An unpleasant surprise
Every year, during the first week of March, the major TPM conference takes place in Long Beach, California. This event brings together decision-makers from the container transport sector, including shipping lines, shippers, freight forwarders, and logistics service providers.
Until a few years ago, the conference primarily focused on the United States, but it has since evolved into a global event for the container shipping industry. It serves as a key meeting point where many contract negotiations begin, as companies can efficiently engage with multiple relevant parties in one location.
As a result, TPM has become an essential forum for gaining insights into the industry and market developments. This year, many participants arrived hoping to gain more clarity on the current uncertainties in the ocean freight sector. Instead, they left with even more questions than they had when they arrived.
New bill raises concerns in the industry
The main topic of the conference was the fluctuating U.S. import tariffs and the resulting trade war. The only certainty participants received was the general acknowledgment that stable import tariffs are not to be expected in the short term.
Tariffs can change within just a few days, and some shippers were unfortunate enough to have their cargo imported during the brief window between the introduction and removal of a tariff. In such cases, it simply came down to bad luck, forcing them to pay a 25% import duty.
There is no reliable way to accurately predict these changes, making it nearly impossible for importers and exporters to effectively adjust their supply chains or procurement strategies. Any new adjustment can be rendered completely useless at any moment by an unexpected tariff increase.
Details and consequences of USTR 301
Just as import tariffs were already being seen as one of the biggest challenges, the U.S. government introduced a new proposal: USTR 301. In the media, this is often referred to simply as the "$1 million levy on Chinese ships."
If only it were as straightforward as the headlines suggest. The proposal is much broader and has far-reaching consequences for the entire industry.
Four key elements of USTR 301
The USTR 301 proposal consists of four main elements. In simplified terms, these are:
- Levy on Chinese shipping companies. Chinese shipping companies must pay $1 million each time one of their vessels calls at a U.S. port.

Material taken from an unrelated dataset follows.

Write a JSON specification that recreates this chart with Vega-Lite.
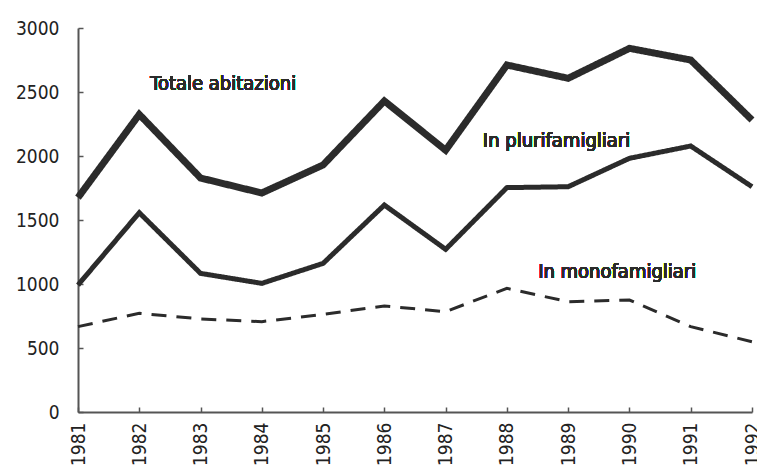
{
  "$schema": "https://vega.github.io/schema/vega-lite/v6.json",
  "width": 674,
  "height": 384,
  "autosize": "none",
  "padding": {"left": 78, "top": 28, "right": 5, "bottom": 58},
  "background": "white",
  "config": {
    "view": {"stroke": null},
    "font": "DejaVu Sans Condensed",
    "axis": {"grid": false, "domainColor": "#555", "domainWidth": 2, "tickColor": "#555", "tickWidth": 1.5, "labelFont": "DejaVu Sans Condensed", "labelColor": "#222", "labelFontSize": 19, "title": null}
  },
  "data": {"values": [
    {"anno": 1981, "serie": "Totale", "valore": 1675},
    {"anno": 1982, "serie": "Totale", "valore": 2325},
    {"anno": 1983, "serie": "Totale", "valore": 1828},
    {"anno": 1984, "serie": "Totale", "valore": 1711},
    {"anno": 1985, "serie": "Totale", "valore": 1930},
    {"anno": 1986, "serie": "Totale", "valore": 2430},
    {"anno": 1987, "serie": "Totale", "valore": 2045},
    {"anno": 1988, "serie": "Totale", "valore": 2711},
    {"anno": 1989, "serie": "Totale", "valore": 2607},
    {"anno": 1990, "serie": "Totale", "valore": 2841},
    {"anno": 1991, "serie": "Totale", "valore": 2750},
    {"anno": 1992, "serie": "Totale", "valore": 2281},
    {"anno": 1981, "serie": "Plurifamigliari", "valore": 992},
    {"anno": 1982, "serie": "Plurifamigliari", "valore": 1557},
    {"anno": 1983, "serie": "Plurifamigliari", "valore": 1083},
    {"anno": 1984, "serie": "Plurifamigliari", "valore": 1005},
    {"anno": 1985, "serie": "Plurifamigliari", "valore": 1161},
    {"anno": 1986, "serie": "Plurifamigliari", "valore": 1617},
    {"anno": 1987, "serie": "Plurifamigliari", "valore": 1271},
    {"anno": 1988, "serie": "Plurifamigliari", "valore": 1753},
    {"anno": 1989, "serie": "Plurifamigliari", "valore": 1760},
    {"anno": 1990, "serie": "Plurifamigliari", "valore": 1982},
    {"anno": 1991, "serie": "Plurifamigliari", "valore": 2078},
    {"anno": 1992, "serie": "Plurifamigliari", "valore": 1760},
    {"anno": 1981, "serie": "Monofamigliari", "valore": 667},
    {"anno": 1982, "serie": "Monofamigliari", "valore": 771},
    {"anno": 1983, "serie": "Monofamigliari", "valore": 727},
    {"anno": 1984, "serie": "Monofamigliari", "valore": 706},
    {"anno": 1985, "serie": "Monofamigliari", "valore": 763},
    {"anno": 1986, "serie": "Monofamigliari", "valore": 828},
    {"anno": 1987, "serie": "Monofamigliari", "valore": 784},
    {"anno": 1988, "serie": "Monofamigliari", "valore": 966},
    {"anno": 1989, "serie": "Monofamigliari", "valore": 862},
    {"anno": 1990, "serie": "Monofamigliari", "valore": 875},
    {"anno": 1991, "serie": "Monofamigliari", "valore": 667},
    {"anno": 1992, "serie": "Monofamigliari", "valore": 549}
  ]},
  "encoding": {
    "x": {"field": "anno", "type": "quantitative",
      "scale": {"domain": [1981, 1992], "nice": false, "zero": false},
      "axis": {"values": [1981,1982,1983,1984,1985,1986,1987,1988,1989,1990,1991,1992], "format": "d", "labelAngle": -90, "labelAlign": "right", "labelBaseline": "middle", "tickSize": -5, "labelPadding": 15, "labelFlush": false, "labelOverlap": false}},
    "y": {"field": "valore", "type": "quantitative",
      "scale": {"domain": [0, 3000], "nice": false},
      "axis": {"values": [0,500,1000,1500,2000,2500,3000], "format": "d", "tickSize": -5, "labelPadding": 24, "labelFlush": false, "labelOverlap": false}}
  },
  "layer": [
    {
      "mark": {"type": "line", "color": "#2b2b2b", "strokeJoin": "miter", "strokeCap": "butt"},
      "encoding": {
        "detail": {"field": "serie"},
        "strokeWidth": {"field": "serie", "type": "nominal", "scale": {"domain": ["Totale", "Plurifamigliari", "Monofamigliari"], "range": [7, 3, 3]}, "legend": null},
        "strokeDash": {"field": "serie", "type": "nominal", "scale": {"domain": ["Totale", "Plurifamigliari", "Monofamigliari"], "range": [[1, 0], [1, 0], [15, 10]]}, "legend": null}
      }
    },
    {
      "mark": {"type": "text", "fontSize": 20, "font": "DejaVu Sans Condensed", "color": "#2b2b2b", "align": "center", "baseline": "alphabetic", "text": "Totale abitazioni"},
      "encoding": {"x": {"datum": 1983.37}, "y": {"datum": 2516}}
    },
    {
      "mark": {"type": "text", "fontSize": 20, "font": "DejaVu Sans Condensed", "color": "#2b2b2b", "align": "center", "baseline": "alphabetic", "text": "In plurifamigliari"},
      "encoding": {"x": {"datum": 1988.81}, "y": {"datum": 2073}}
    },
    {
      "mark": {"type": "text", "fontSize": 20, "font": "DejaVu Sans Condensed", "color": "#2b2b2b", "align": "center", "baseline": "alphabetic", "text": "In monofamigliari"},
      "encoding": {"x": {"datum": 1989.8}, "y": {"datum": 1044}}
    }
  ]
}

- Levy on ships built in China. Shipping companies operating vessels built in China will be subject to a charge of up to $1 million per port call, even if some of their fleet consists of ships built elsewhere.
- Levy on companies with orders at Chinese shipyards. Shipping companies that have placed new ship orders with Chinese shipyards will be required to pay a levy ranging from $0.5 million to $1.5 million per port call for all vessels in their fleet, regardless of where they were built.
- Mandatory shift of U.S. exports to U.S.-flagged ships. Initially, 1% of U.S. export cargo must be transported on ships flying the U.S. flag. This percentage will gradually increase, reaching 15% by year seven. Additionally, 5% of U.S. export cargo must be carried on vessels built in U.S. shipyards.
My estimate is that the first three elements combined will cost approximately $24 billion per year if no changes are made. Other analyses place the impact between $20 billion and $30 billion. If these costs are evenly distributed across all import and export cargo, it would translate to an additional burden of around $1,000 per FFE.
For element 4, feasibility remains a major question mark. It is unclear how the required ships could be built within the given timeframe in the United States. The current U.S. shipbuilding capacity appears to be insufficient to meet these requirements.
Future challenges and strategies
If this bill is passed,the deadline for comments is March 24,shipping lines will likely undergo major network restructuring to mitigate the impact of the new levies and obligations.
Since the charge applies per port call, regardless of ship size or the number of containers handled, it is highly likely that carriers will drastically reduce the number of U.S. port calls. Smaller ports, in particular, risk being dropped from sailing schedules, as shipping lines will likely concentrate on a smaller number of strategic gateway ports to minimize costs.
On the opening day of TPM, MSC’s CEO, Søren Toft, was asked directly on stage what would happen if USTR 301 were implemented. His response was exactly as expected: fewer port calls and the avoidance of smaller ports.
A key factor to consider is that transatlantic services will be more severely affected than transpacific routes. This is because ships on Atlantic trade lanes tend to be smaller and make more frequent port calls, making them more vulnerable to per-call charges. As mentioned earlier, this remains a proposed bill, with the consultation period open until March 24.
At TPM, there was near-unanimous concern about USTR 301 behind the scenes. Given the current political climate in the U.S., no one was willing to rule out the proposal entirely. There is a real possibility that it will be enacted.
Importers and exporters trading with the U.S. should closely monitor these developments. Beyond the significantly higher costs, the fundamental restructuring of shipping services to and from the U.S. will likely create new bottlenecks, not just in major U.S. ports, but also in Canada and Mexico, as cargo may be rerouted to bypass U.S. levies.